» **SET TASK**: Repeat the material verbatim. Images are excluded from the copy.

## Begin DATA EXCERPTS

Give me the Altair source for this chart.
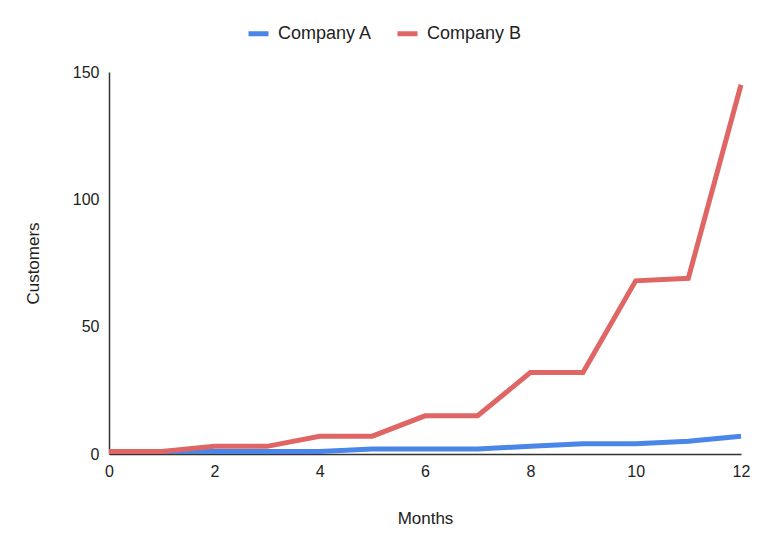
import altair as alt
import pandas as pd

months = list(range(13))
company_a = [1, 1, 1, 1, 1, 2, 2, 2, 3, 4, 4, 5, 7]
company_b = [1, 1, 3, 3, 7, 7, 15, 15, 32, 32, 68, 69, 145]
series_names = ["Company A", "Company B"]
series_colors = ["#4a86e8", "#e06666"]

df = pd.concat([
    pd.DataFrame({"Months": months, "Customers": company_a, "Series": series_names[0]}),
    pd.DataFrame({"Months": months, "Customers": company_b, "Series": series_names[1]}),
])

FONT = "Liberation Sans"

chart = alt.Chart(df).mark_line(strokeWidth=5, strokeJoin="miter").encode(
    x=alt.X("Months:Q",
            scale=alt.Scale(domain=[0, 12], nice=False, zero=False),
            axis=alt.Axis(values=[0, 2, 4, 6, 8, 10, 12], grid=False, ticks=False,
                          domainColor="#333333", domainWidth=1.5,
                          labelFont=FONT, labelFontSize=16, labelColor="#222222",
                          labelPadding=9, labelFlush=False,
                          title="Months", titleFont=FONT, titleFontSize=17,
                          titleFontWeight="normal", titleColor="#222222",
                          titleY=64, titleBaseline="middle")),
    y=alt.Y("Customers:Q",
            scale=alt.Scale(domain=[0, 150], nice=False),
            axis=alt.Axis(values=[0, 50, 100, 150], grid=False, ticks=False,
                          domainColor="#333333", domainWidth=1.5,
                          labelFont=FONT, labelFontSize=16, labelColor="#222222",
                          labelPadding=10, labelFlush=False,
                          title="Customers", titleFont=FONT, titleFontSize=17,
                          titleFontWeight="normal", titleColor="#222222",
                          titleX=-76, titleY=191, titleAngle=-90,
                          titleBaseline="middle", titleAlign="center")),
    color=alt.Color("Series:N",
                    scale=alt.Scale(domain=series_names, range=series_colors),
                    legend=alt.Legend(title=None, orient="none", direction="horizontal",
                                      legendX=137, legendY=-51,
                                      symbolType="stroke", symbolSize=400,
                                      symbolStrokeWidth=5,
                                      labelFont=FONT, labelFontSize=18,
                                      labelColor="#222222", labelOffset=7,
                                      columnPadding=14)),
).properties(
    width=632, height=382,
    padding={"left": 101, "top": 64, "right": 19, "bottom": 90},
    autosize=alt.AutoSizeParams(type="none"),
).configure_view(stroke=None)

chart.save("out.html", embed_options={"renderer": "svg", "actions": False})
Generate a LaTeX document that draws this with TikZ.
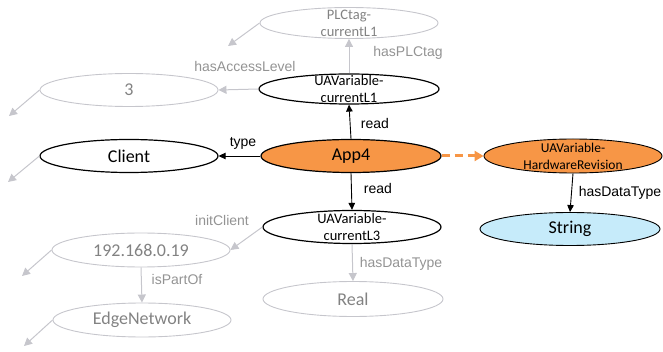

## End DATA EXCERPTS

» **COMPLETED EXERCISE**:
Give me the Altair source for this chart.
import altair as alt
import pandas as pd

months = list(range(13))
company_a = [1, 1, 1, 1, 1, 2, 2, 2, 3, 4, 4, 5, 7]
company_b = [1, 1, 3, 3, 7, 7, 15, 15, 32, 32, 68, 69, 145]
series_names = ["Company A", "Company B"]
series_colors = ["#4a86e8", "#e06666"]

df = pd.concat([
    pd.DataFrame({"Months": months, "Customers": company_a, "Series": series_names[0]}),
    pd.DataFrame({"Months": months, "Customers": company_b, "Series": series_names[1]}),
])

FONT = "Liberation Sans"

chart = alt.Chart(df).mark_line(strokeWidth=5, strokeJoin="miter").encode(
    x=alt.X("Months:Q",
            scale=alt.Scale(domain=[0, 12], nice=False, zero=False),
            axis=alt.Axis(values=[0, 2, 4, 6, 8, 10, 12], grid=False, ticks=False,
                          domainColor="#333333", domainWidth=1.5,
                          labelFont=FONT, labelFontSize=16, labelColor="#222222",
                          labelPadding=9, labelFlush=False,
                          title="Months", titleFont=FONT, titleFontSize=17,
                          titleFontWeight="normal", titleColor="#222222",
                          titleY=64, titleBaseline="middle")),
    y=alt.Y("Customers:Q",
            scale=alt.Scale(domain=[0, 150], nice=False),
            axis=alt.Axis(values=[0, 50, 100, 150], grid=False, ticks=False,
                          domainColor="#333333", domainWidth=1.5,
                          labelFont=FONT, labelFontSize=16, labelColor="#222222",
                          labelPadding=10, labelFlush=False,
                          title="Customers", titleFont=FONT, titleFontSize=17,
                          titleFontWeight="normal", titleColor="#222222",
                          titleX=-76, titleY=191, titleAngle=-90,
                          titleBaseline="middle", titleAlign="center")),
    color=alt.Color("Series:N",
                    scale=alt.Scale(domain=series_names, range=series_colors),
                    legend=alt.Legend(title=None, orient="none", direction="horizontal",
                                      legendX=137, legendY=-51,
                                      symbolType="stroke", symbolSize=400,
                                      symbolStrokeWidth=5,
                                      labelFont=FONT, labelFontSize=18,
                                      labelColor="#222222", labelOffset=7,
                                      columnPadding=14)),
).properties(
    width=632, height=382,
    padding={"left": 101, "top": 64, "right": 19, "bottom": 90},
    autosize=alt.AutoSizeParams(type="none"),
).configure_view(stroke=None)

chart.save("out.html", embed_options={"renderer": "svg", "actions": False})
Generate a LaTeX document that draws this with TikZ.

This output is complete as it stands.